- [Task prompt]: Lines from the one containing "What HTML would" to the one containing "const yTicksA = [0,5,10,15,20,25,30];", both lines included, are to be extracted exactly from the data below; pictures are excluded.

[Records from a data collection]
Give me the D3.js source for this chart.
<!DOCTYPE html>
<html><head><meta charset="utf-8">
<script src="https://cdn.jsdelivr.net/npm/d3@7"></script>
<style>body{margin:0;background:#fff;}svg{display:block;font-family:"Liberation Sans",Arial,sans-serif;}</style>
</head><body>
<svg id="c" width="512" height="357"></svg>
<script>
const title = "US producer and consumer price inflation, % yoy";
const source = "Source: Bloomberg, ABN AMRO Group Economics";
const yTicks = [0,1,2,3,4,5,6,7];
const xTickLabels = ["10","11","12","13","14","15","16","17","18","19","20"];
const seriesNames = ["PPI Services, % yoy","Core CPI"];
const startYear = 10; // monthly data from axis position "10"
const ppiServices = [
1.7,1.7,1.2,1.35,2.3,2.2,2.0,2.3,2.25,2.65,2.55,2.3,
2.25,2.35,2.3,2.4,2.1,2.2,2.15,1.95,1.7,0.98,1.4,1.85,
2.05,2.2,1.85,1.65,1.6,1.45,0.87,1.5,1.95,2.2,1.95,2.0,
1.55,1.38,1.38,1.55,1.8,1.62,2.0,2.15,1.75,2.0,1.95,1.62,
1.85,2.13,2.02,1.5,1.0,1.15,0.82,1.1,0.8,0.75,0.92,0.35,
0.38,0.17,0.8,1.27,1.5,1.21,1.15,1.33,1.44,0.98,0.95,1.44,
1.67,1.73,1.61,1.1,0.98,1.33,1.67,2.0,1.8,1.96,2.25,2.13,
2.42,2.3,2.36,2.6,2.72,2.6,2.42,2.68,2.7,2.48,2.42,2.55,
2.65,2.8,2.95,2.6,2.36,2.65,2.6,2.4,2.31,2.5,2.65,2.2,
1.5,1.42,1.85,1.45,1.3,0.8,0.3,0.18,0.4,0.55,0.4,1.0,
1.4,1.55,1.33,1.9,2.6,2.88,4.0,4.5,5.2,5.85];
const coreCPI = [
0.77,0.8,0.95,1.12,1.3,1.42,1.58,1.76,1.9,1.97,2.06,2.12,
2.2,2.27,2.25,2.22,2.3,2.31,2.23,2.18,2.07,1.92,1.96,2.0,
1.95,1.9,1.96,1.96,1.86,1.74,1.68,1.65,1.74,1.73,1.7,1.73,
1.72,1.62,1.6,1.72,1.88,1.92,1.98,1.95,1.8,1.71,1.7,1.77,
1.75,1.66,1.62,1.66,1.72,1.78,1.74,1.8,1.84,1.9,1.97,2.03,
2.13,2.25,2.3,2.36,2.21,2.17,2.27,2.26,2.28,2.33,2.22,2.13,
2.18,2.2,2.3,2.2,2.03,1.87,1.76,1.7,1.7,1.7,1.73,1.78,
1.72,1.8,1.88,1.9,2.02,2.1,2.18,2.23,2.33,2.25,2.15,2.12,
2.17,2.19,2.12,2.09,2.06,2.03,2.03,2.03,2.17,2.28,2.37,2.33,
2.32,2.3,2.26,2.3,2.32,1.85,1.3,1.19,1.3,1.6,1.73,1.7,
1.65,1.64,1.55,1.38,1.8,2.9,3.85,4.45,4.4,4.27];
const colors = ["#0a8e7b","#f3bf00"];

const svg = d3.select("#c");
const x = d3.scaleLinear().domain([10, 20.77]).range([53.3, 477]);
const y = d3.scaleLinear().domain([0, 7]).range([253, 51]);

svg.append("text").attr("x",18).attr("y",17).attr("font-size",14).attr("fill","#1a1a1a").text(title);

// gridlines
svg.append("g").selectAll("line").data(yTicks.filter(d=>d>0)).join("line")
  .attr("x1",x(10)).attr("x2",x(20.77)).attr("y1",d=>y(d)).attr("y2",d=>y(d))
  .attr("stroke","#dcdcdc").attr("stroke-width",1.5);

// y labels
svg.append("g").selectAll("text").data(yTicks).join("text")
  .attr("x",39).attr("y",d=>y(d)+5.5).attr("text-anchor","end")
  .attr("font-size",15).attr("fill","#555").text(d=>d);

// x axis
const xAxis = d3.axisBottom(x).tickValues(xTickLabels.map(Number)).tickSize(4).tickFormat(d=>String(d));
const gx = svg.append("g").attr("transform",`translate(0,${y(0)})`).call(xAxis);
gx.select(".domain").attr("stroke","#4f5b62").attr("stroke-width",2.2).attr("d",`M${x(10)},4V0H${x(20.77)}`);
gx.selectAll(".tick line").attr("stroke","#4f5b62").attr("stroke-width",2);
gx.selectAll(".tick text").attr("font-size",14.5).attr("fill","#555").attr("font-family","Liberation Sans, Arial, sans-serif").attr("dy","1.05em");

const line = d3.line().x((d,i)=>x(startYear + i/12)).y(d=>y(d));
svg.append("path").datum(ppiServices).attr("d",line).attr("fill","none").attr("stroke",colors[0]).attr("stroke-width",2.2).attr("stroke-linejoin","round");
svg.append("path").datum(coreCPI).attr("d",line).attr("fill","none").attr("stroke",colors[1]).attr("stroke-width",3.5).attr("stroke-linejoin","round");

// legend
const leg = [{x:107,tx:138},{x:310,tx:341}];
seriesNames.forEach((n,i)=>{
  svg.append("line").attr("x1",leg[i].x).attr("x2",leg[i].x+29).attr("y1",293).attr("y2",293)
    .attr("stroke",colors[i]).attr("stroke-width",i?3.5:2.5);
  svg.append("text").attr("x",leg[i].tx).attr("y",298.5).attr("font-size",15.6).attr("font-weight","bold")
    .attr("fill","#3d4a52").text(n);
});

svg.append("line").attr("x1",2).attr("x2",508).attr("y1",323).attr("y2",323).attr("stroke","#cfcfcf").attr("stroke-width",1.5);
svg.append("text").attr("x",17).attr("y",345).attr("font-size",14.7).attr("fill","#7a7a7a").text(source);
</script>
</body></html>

---

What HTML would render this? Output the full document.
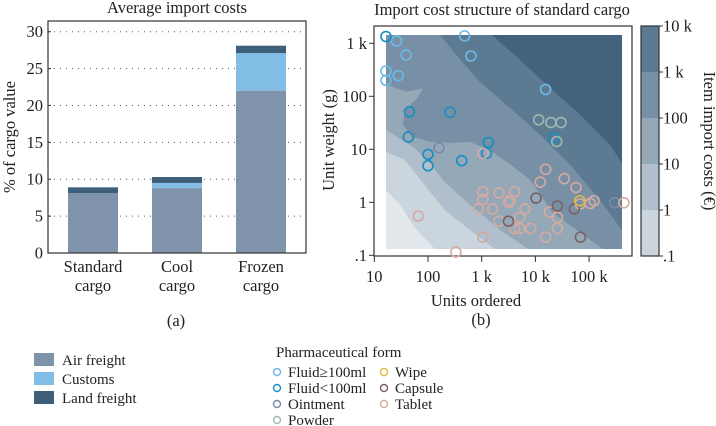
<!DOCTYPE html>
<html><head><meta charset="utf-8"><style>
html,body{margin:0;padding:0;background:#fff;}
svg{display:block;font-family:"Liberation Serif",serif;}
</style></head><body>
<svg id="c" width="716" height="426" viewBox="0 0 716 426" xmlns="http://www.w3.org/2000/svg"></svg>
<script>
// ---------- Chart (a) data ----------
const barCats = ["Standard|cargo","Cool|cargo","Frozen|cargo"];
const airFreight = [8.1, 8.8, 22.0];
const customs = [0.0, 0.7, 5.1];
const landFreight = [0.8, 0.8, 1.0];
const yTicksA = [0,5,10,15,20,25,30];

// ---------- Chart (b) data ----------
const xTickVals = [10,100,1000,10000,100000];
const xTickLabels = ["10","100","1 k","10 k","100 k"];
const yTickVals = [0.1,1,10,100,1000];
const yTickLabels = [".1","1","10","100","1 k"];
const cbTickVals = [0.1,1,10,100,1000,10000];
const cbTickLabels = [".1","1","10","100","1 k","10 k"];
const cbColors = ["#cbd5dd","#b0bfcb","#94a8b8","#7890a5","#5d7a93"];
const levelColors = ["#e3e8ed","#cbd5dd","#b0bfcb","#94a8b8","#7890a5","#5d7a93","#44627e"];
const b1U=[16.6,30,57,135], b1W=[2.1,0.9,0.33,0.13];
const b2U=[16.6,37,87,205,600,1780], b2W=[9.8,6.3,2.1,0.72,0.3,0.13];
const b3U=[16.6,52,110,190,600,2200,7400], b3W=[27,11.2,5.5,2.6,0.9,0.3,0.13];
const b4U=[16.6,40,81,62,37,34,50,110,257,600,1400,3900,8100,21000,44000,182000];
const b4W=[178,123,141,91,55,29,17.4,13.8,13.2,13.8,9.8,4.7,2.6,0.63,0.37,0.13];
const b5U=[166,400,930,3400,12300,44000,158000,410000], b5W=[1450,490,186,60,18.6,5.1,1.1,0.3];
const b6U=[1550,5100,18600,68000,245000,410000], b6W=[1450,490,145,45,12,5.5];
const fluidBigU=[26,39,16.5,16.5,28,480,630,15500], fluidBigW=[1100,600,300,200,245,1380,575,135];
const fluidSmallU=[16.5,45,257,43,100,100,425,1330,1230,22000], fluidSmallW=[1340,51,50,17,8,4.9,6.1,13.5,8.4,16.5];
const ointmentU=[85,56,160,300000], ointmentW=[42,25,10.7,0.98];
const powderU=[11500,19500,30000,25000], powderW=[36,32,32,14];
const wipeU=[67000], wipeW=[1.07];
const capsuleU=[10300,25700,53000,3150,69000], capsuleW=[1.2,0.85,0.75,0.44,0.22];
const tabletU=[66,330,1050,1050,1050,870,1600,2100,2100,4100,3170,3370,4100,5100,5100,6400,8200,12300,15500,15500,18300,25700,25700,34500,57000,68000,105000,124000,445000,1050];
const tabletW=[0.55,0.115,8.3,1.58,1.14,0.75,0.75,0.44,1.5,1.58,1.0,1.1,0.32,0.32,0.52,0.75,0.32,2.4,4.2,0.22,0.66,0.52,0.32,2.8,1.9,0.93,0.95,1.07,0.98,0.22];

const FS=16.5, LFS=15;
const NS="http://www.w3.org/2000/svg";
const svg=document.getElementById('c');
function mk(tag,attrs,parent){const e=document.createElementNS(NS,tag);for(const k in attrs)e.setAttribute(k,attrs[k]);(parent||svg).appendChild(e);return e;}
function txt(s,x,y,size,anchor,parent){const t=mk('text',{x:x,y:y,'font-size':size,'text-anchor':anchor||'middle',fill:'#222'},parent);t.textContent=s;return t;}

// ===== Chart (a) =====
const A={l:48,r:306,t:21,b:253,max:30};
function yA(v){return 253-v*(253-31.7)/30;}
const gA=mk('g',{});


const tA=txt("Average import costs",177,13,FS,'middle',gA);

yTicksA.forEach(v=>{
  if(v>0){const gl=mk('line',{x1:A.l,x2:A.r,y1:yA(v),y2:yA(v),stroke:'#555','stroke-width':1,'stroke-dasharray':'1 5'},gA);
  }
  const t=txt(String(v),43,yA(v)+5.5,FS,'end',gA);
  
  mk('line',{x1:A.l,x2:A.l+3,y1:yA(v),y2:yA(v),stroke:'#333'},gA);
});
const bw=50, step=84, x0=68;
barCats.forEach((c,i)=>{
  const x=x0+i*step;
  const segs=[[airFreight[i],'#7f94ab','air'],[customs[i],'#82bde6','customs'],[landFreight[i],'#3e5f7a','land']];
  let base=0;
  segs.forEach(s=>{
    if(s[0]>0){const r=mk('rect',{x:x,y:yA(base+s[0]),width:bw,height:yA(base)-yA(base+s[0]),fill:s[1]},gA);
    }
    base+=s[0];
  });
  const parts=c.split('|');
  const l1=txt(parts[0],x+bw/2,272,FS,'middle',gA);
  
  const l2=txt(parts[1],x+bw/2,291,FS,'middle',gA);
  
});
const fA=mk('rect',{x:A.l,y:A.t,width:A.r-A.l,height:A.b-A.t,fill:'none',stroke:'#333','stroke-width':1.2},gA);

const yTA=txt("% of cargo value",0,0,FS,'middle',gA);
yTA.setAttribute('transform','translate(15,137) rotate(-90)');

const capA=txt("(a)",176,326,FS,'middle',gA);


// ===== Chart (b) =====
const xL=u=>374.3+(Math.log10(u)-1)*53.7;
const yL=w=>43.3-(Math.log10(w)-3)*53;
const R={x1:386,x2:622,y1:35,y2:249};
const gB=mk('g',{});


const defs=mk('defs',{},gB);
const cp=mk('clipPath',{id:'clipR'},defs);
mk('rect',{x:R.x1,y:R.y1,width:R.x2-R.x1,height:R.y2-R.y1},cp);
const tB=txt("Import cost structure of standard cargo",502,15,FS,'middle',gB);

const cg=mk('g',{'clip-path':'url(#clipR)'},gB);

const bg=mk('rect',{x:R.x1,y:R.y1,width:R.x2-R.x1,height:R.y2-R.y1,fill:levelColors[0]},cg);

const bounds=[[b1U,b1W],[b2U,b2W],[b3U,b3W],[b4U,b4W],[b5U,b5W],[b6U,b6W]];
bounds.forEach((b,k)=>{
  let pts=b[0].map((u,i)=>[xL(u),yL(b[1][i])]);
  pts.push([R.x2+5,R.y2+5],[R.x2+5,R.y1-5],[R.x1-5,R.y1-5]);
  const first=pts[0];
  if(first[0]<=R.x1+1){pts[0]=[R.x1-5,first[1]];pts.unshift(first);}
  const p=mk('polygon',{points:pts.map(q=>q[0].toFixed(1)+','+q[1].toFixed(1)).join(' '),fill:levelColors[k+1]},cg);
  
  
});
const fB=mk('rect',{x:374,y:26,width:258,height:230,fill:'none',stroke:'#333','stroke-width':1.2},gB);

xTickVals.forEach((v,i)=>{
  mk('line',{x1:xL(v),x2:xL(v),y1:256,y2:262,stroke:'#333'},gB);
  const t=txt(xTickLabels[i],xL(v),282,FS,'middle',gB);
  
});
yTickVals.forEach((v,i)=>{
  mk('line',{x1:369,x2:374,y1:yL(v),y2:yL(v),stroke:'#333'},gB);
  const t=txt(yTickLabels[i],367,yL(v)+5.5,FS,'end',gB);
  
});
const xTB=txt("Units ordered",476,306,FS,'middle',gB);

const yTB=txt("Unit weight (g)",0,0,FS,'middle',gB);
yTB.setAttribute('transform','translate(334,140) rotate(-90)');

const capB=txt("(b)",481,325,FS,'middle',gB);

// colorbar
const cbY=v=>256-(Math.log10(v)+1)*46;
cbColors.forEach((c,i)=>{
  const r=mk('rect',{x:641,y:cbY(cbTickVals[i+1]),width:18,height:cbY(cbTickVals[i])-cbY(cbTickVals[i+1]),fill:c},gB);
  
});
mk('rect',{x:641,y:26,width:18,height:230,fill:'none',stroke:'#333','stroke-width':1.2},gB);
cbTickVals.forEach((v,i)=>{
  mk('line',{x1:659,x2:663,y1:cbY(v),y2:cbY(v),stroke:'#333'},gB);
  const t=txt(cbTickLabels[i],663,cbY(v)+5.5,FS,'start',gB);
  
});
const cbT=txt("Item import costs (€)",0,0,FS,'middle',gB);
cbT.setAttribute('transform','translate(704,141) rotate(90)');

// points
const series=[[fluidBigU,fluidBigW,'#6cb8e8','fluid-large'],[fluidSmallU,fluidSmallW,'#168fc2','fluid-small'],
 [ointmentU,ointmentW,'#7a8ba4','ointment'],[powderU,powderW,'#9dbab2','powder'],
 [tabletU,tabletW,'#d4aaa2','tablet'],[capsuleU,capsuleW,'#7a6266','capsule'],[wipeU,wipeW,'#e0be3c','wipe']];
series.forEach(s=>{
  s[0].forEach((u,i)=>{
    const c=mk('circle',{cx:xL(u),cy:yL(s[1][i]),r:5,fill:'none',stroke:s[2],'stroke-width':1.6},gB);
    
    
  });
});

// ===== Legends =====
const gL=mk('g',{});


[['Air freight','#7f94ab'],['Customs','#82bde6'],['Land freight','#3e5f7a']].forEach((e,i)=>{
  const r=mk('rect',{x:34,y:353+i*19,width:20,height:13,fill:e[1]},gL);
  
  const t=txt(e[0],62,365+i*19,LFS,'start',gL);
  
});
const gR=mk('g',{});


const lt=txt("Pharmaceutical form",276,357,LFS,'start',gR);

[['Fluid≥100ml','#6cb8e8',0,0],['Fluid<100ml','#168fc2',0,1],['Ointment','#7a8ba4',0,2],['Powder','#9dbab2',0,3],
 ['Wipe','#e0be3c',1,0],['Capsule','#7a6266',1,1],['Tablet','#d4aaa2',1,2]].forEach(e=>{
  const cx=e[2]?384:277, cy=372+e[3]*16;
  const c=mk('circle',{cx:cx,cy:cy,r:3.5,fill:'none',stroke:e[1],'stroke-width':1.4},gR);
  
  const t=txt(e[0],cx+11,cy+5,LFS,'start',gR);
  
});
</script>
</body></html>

- [Exercise response]:
What HTML would render this? Output the full document.
<!DOCTYPE html>
<html><head><meta charset="utf-8"><style>
html,body{margin:0;padding:0;background:#fff;}
svg{display:block;font-family:"Liberation Serif",serif;}
</style></head><body>
<svg id="c" width="716" height="426" viewBox="0 0 716 426" xmlns="http://www.w3.org/2000/svg"></svg>
<script>
// ---------- Chart (a) data ----------
const barCats = ["Standard|cargo","Cool|cargo","Frozen|cargo"];
const airFreight = [8.1, 8.8, 22.0];
const customs = [0.0, 0.7, 5.1];
const landFreight = [0.8, 0.8, 1.0];
const yTicksA = [0,5,10,15,20,25,30];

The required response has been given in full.